**YOUR TASK:** An exact copy of all the data is required, with pictures left out.

**DATA PROVIDED:**
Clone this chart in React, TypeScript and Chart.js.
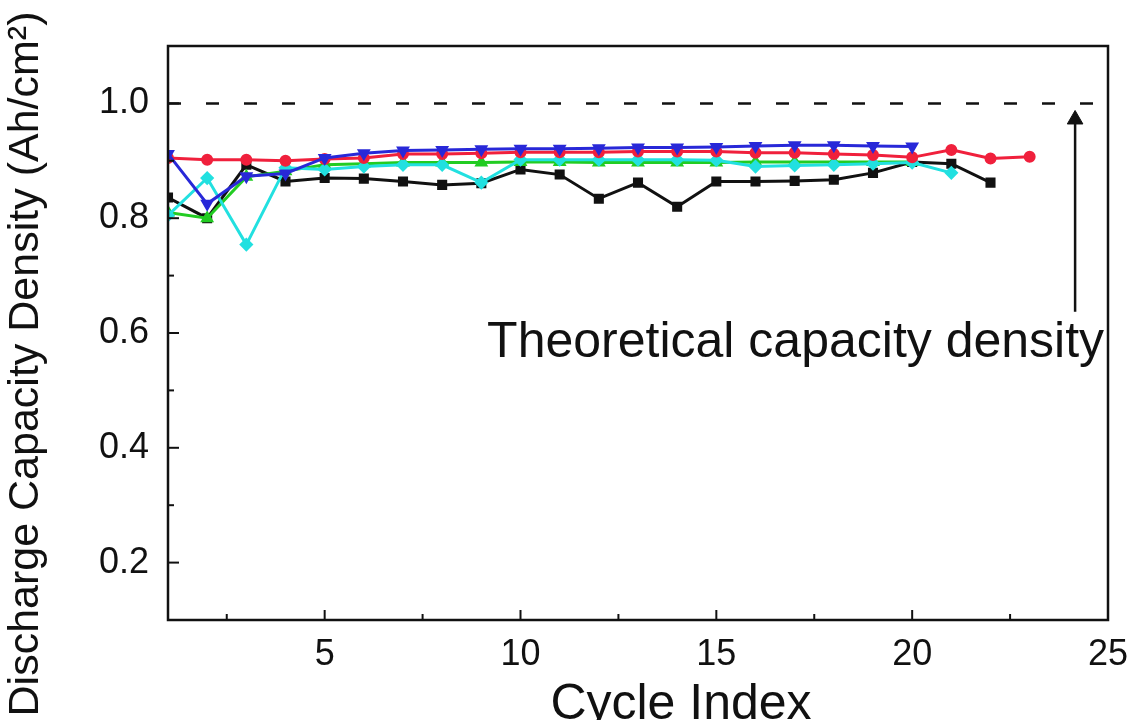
import React, { useEffect, useRef } from "react";
import { Chart, registerables } from "chart.js";

Chart.register(...registerables);

const cycles = Array.from({ length: 23 }, (_, i) => i + 1);

const redValues = [0.905, 0.902, 0.902, 0.9, 0.903, 0.905, 0.912, 0.912, 0.913, 0.915, 0.915, 0.915, 0.916, 0.916, 0.916, 0.914, 0.914, 0.912, 0.91, 0.906, 0.919, 0.904, 0.907];
const blueValues = [0.912, 0.825, 0.873, 0.878, 0.905, 0.913, 0.918, 0.919, 0.92, 0.921, 0.921, 0.922, 0.923, 0.923, 0.924, 0.926, 0.927, 0.927, 0.926, 0.925];
const blackValues = [0.836, 0.8, 0.893, 0.864, 0.87, 0.869, 0.864, 0.858, 0.861, 0.885, 0.876, 0.834, 0.862, 0.82, 0.864, 0.864, 0.865, 0.867, 0.879, 0.898, 0.895, 0.862];
const greenValues = [0.81, 0.8, 0.872, 0.882, 0.893, 0.895, 0.897, 0.897, 0.897, 0.898, 0.898, 0.897, 0.897, 0.897, 0.897, 0.898, 0.898, 0.898, 0.898, 0.898];
const cyanValues = [0.805, 0.87, 0.754, 0.888, 0.885, 0.89, 0.893, 0.893, 0.862, 0.902, 0.902, 0.902, 0.902, 0.902, 0.901, 0.89, 0.892, 0.893, 0.895, 0.897, 0.879];

const theoreticalLine = [
  { x: 1, y: 1.0 },
  { x: 25, y: 1.0 },
];
const arrowPoints = [
  { x: 24.16, y: 0.637 },
  { x: 24.16, y: 0.972 },
];
const annotationText = "Theoretical capacity density";
const annotationPos = { x: 24.9, y: 0.558 };
const xTitle = "Cycle Index";
const yTitle = "Discharge Capacity Density (Ah/cm²)";

const xTickLabels = [5, 10, 15, 20, 25];
const yTickLabels = [0.2, 0.4, 0.6, 0.8, 1.0];
const xTickMarks = [2.5, 5, 7.5, 10, 12.5, 15, 17.5, 20, 22.5];
const yTickMarks = [0.2, 0.3, 0.4, 0.5, 0.6, 0.7, 0.8, 0.9, 1.0];

const FONT = "'Liberation Sans', Arial, sans-serif";

const toPoints = (vals: number[]) => vals.map((v, i) => ({ x: cycles[i], y: v }));

const frameAndTicks = {
  id: "frameAndTicks",
  afterDatasetsDraw(chart: any) {
    const { ctx, chartArea, scales } = chart;
    const xs = scales.x;
    const ys = scales.y;
    ctx.save();
    ctx.strokeStyle = "#111";
    ctx.lineWidth = 2.5;
    ctx.strokeRect(chartArea.left, chartArea.top, chartArea.right - chartArea.left, chartArea.bottom - chartArea.top);
    ctx.lineWidth = 2;
    xTickMarks.forEach((t) => {
      const px = xs.getPixelForValue(t);
      const len = t % 5 === 0 ? 10 : 6;
      ctx.beginPath();
      ctx.moveTo(px, chartArea.bottom);
      ctx.lineTo(px, chartArea.bottom - len);
      ctx.stroke();
    });
    yTickMarks.forEach((t) => {
      const py = ys.getPixelForValue(t);
      const major = Math.round(t * 10) % 2 === 0;
      const len = major ? 11 : 6;
      ctx.beginPath();
      ctx.moveTo(chartArea.left, py);
      ctx.lineTo(chartArea.left + len, py);
      ctx.stroke();
    });
    ctx.fillStyle = "#111";
    ctx.font = `50px ${FONT}`;
    ctx.textAlign = "right";
    ctx.textBaseline = "alphabetic";
    ctx.fillText(annotationText, xs.getPixelForValue(annotationPos.x), ys.getPixelForValue(annotationPos.y));

    // axis titles
    ctx.textAlign = "center";
    ctx.font = `50px ${FONT}`;
    ctx.fillText(xTitle, 681, 719);
    ctx.save();
    ctx.translate(38, 364);
    ctx.rotate(-Math.PI / 2);
    ctx.font = `43px ${FONT}`;
    ctx.fillText(yTitle, 0, 0);
    ctx.restore();
    ctx.restore();
  },
};

export default function App() {
  const ref = useRef<HTMLCanvasElement | null>(null);
  useEffect(() => {
    if (!ref.current) return;
    const chart = new Chart(ref.current, {
      type: "line",
      data: {
        datasets: [
          {
            label: "theoretical",
            data: theoreticalLine,
            borderColor: "#111",
            borderWidth: 2.5,
            borderDash: [13, 25],
            pointRadius: 0,
            order: 10,
          },
          {
            label: "arrow",
            data: arrowPoints,
            borderColor: "#111",
            backgroundColor: "#111",
            borderWidth: 2.5,
            pointStyle: "triangle",
            pointRadius: [0, 9],
            pointBorderWidth: 1,
            order: 10,
          },
          {
            label: "black",
            data: toPoints(blackValues),
            borderColor: "#111",
            backgroundColor: "#111",
            borderWidth: 3,
            pointStyle: "rect",
            pointRadius: 5,
            order: 5,
          },
          {
            label: "green",
            data: toPoints(greenValues),
            borderColor: "#22cc22",
            backgroundColor: "#22cc22",
            borderWidth: 3,
            pointStyle: "triangle",
            pointRadius: 5,
            order: 4,
          },
          {
            label: "cyan",
            data: toPoints(cyanValues),
            borderColor: "#22e0e0",
            backgroundColor: "#22e0e0",
            borderWidth: 3,
            pointStyle: "rectRot",
            pointRadius: 5,
            order: 3,
          },
          {
            label: "red",
            data: toPoints(redValues),
            borderColor: "#f0203c",
            backgroundColor: "#f0203c",
            borderWidth: 3,
            pointStyle: "circle",
            pointRadius: 4.5,
            order: 2,
          },
          {
            label: "blue",
            data: toPoints(blueValues),
            borderColor: "#2828d8",
            backgroundColor: "#2828d8",
            borderWidth: 3,
            pointStyle: "triangle",
            pointRotation: 180,
            pointRadius: 5,
            order: 1,
          },
        ],
      },
      options: {
        animation: false,
        responsive: false,
        maintainAspectRatio: false,
        layout: { padding: { top: 46, right: 29, left: 0, bottom: 0 } },
        plugins: {
          legend: { display: false },
          tooltip: { enabled: false },
        },
        elements: { line: { tension: 0 } },
        scales: {
          x: {
            type: "linear",
            min: 1,
            max: 25,
            grid: { display: false },
            border: { display: false },
            afterFit: (s: any) => {
              s.height = 100;
            },
            afterBuildTicks: (s: any) => {
              s.ticks = xTickLabels.map((v) => ({ value: v }));
            },
            ticks: {
              color: "#111",
              padding: 5,
              font: { family: FONT, size: 36 },
              maxRotation: 0,
              callback: (v: any) => String(v),
            },
          },
          y: {
            type: "linear",
            min: 0.1,
            max: 1.1,
            grid: { display: false },
            border: { display: false },
            afterFit: (s: any) => {
              s.width = 168;
            },
            afterBuildTicks: (s: any) => {
              s.ticks = yTickLabels.map((v) => ({ value: v }));
            },
            ticks: {
              color: "#111",
              padding: 11,
              font: { family: FONT, size: 36 },
              callback: (v: any) => Number(v).toFixed(1),
            },
          },
        },
      },
      plugins: [frameAndTicks],
    });
    return () => chart.destroy();
  }, []);

  return (
    <div style={{ position: "fixed", left: 0, top: 0, width: 1137, height: 720, background: "#fff" }}>
      <canvas ref={ref} width={1137} height={720} style={{ width: 1137, height: 720 }} />
    </div>
  );
}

**CORRECT RESULT:**
Clone this chart in React, TypeScript and Chart.js.
import React, { useEffect, useRef } from "react";
import { Chart, registerables } from "chart.js";

Chart.register(...registerables);

const cycles = Array.from({ length: 23 }, (_, i) => i + 1);

const redValues = [0.905, 0.902, 0.902, 0.9, 0.903, 0.905, 0.912, 0.912, 0.913, 0.915, 0.915, 0.915, 0.916, 0.916, 0.916, 0.914, 0.914, 0.912, 0.91, 0.906, 0.919, 0.904, 0.907];
const blueValues = [0.912, 0.825, 0.873, 0.878, 0.905, 0.913, 0.918, 0.919, 0.92, 0.921, 0.921, 0.922, 0.923, 0.923, 0.924, 0.926, 0.927, 0.927, 0.926, 0.925];
const blackValues = [0.836, 0.8, 0.893, 0.864, 0.87, 0.869, 0.864, 0.858, 0.861, 0.885, 0.876, 0.834, 0.862, 0.82, 0.864, 0.864, 0.865, 0.867, 0.879, 0.898, 0.895, 0.862];
const greenValues = [0.81, 0.8, 0.872, 0.882, 0.893, 0.895, 0.897, 0.897, 0.897, 0.898, 0.898, 0.897, 0.897, 0.897, 0.897, 0.898, 0.898, 0.898, 0.898, 0.898];
const cyanValues = [0.805, 0.87, 0.754, 0.888, 0.885, 0.89, 0.893, 0.893, 0.862, 0.902, 0.902, 0.902, 0.902, 0.902, 0.901, 0.89, 0.892, 0.893, 0.895, 0.897, 0.879];

const theoreticalLine = [
  { x: 1, y: 1.0 },
  { x: 25, y: 1.0 },
];
const arrowPoints = [
  { x: 24.16, y: 0.637 },
  { x: 24.16, y: 0.972 },
];
const annotationText = "Theoretical capacity density";
const annotationPos = { x: 24.9, y: 0.558 };
const xTitle = "Cycle Index";
const yTitle = "Discharge Capacity Density (Ah/cm²)";

const xTickLabels = [5, 10, 15, 20, 25];
const yTickLabels = [0.2, 0.4, 0.6, 0.8, 1.0];
const xTickMarks = [2.5, 5, 7.5, 10, 12.5, 15, 17.5, 20, 22.5];
const yTickMarks = [0.2, 0.3, 0.4, 0.5, 0.6, 0.7, 0.8, 0.9, 1.0];

const FONT = "'Liberation Sans', Arial, sans-serif";

const toPoints = (vals: number[]) => vals.map((v, i) => ({ x: cycles[i], y: v }));

const frameAndTicks = {
  id: "frameAndTicks",
  afterDatasetsDraw(chart: any) {
    const { ctx, chartArea, scales } = chart;
    const xs = scales.x;
    const ys = scales.y;
    ctx.save();
    ctx.strokeStyle = "#111";
    ctx.lineWidth = 2.5;
    ctx.strokeRect(chartArea.left, chartArea.top, chartArea.right - chartArea.left, chartArea.bottom - chartArea.top);
    ctx.lineWidth = 2;
    xTickMarks.forEach((t) => {
      const px = xs.getPixelForValue(t);
      const len = t % 5 === 0 ? 10 : 6;
      ctx.beginPath();
      ctx.moveTo(px, chartArea.bottom);
      ctx.lineTo(px, chartArea.bottom - len);
      ctx.stroke();
    });
    yTickMarks.forEach((t) => {
      const py = ys.getPixelForValue(t);
      const major = Math.round(t * 10) % 2 === 0;
      const len = major ? 11 : 6;
      ctx.beginPath();
      ctx.moveTo(chartArea.left, py);
      ctx.lineTo(chartArea.left + len, py);
      ctx.stroke();
    });
    ctx.fillStyle = "#111";
    ctx.font = `50px ${FONT}`;
    ctx.textAlign = "right";
    ctx.textBaseline = "alphabetic";
    ctx.fillText(annotationText, xs.getPixelForValue(annotationPos.x), ys.getPixelForValue(annotationPos.y));

    // axis titles
    ctx.textAlign = "center";
    ctx.font = `50px ${FONT}`;
    ctx.fillText(xTitle, 681, 719);
    ctx.save();
    ctx.translate(38, 364);
    ctx.rotate(-Math.PI / 2);
    ctx.font = `43px ${FONT}`;
    ctx.fillText(yTitle, 0, 0);
    ctx.restore();
    ctx.restore();
  },
};

export default function App() {
  const ref = useRef<HTMLCanvasElement | null>(null);
  useEffect(() => {
    if (!ref.current) return;
    const chart = new Chart(ref.current, {
      type: "line",
      data: {
        datasets: [
          {
            label: "theoretical",
            data: theoreticalLine,
            borderColor: "#111",
            borderWidth: 2.5,
            borderDash: [13, 25],
            pointRadius: 0,
            order: 10,
          },
          {
            label: "arrow",
            data: arrowPoints,
            borderColor: "#111",
            backgroundColor: "#111",
            borderWidth: 2.5,
            pointStyle: "triangle",
            pointRadius: [0, 9],
            pointBorderWidth: 1,
            order: 10,
          },
          {
            label: "black",
            data: toPoints(blackValues),
            borderColor: "#111",
            backgroundColor: "#111",
            borderWidth: 3,
            pointStyle: "rect",
            pointRadius: 5,
            order: 5,
          },
          {
            label: "green",
            data: toPoints(greenValues),
            borderColor: "#22cc22",
            backgroundColor: "#22cc22",
            borderWidth: 3,
            pointStyle: "triangle",
            pointRadius: 5,
            order: 4,
          },
          {
            label: "cyan",
            data: toPoints(cyanValues),
            borderColor: "#22e0e0",
            backgroundColor: "#22e0e0",
            borderWidth: 3,
            pointStyle: "rectRot",
            pointRadius: 5,
            order: 3,
          },
          {
            label: "red",
            data: toPoints(redValues),
            borderColor: "#f0203c",
            backgroundColor: "#f0203c",
            borderWidth: 3,
            pointStyle: "circle",
            pointRadius: 4.5,
            order: 2,
          },
          {
            label: "blue",
            data: toPoints(blueValues),
            borderColor: "#2828d8",
            backgroundColor: "#2828d8",
            borderWidth: 3,
            pointStyle: "triangle",
            pointRotation: 180,
            pointRadius: 5,
            order: 1,
          },
        ],
      },
      options: {
        animation: false,
        responsive: false,
        maintainAspectRatio: false,
        layout: { padding: { top: 46, right: 29, left: 0, bottom: 0 } },
        plugins: {
          legend: { display: false },
          tooltip: { enabled: false },
        },
        elements: { line: { tension: 0 } },
        scales: {
          x: {
            type: "linear",
            min: 1,
            max: 25,
            grid: { display: false },
            border: { display: false },
            afterFit: (s: any) => {
              s.height = 100;
            },
            afterBuildTicks: (s: any) => {
              s.ticks = xTickLabels.map((v) => ({ value: v }));
            },
            ticks: {
              color: "#111",
              padding: 5,
              font: { family: FONT, size: 36 },
              maxRotation: 0,
              callback: (v: any) => String(v),
            },
          },
          y: {
            type: "linear",
            min: 0.1,
            max: 1.1,
            grid: { display: false },
            border: { display: false },
            afterFit: (s: any) => {
              s.width = 168;
            },
            afterBuildTicks: (s: any) => {
              s.ticks = yTickLabels.map((v) => ({ value: v }));
            },
            ticks: {
              color: "#111",
              padding: 11,
              font: { family: FONT, size: 36 },
              callback: (v: any) => Number(v).toFixed(1),
            },
          },
        },
      },
      plugins: [frameAndTicks],
    });
    return () => chart.destroy();
  }, []);

  return (
    <div style={{ position: "fixed", left: 0, top: 0, width: 1137, height: 720, background: "#fff" }}>
      <canvas ref={ref} width={1137} height={720} style={{ width: 1137, height: 720 }} />
    </div>
  );
}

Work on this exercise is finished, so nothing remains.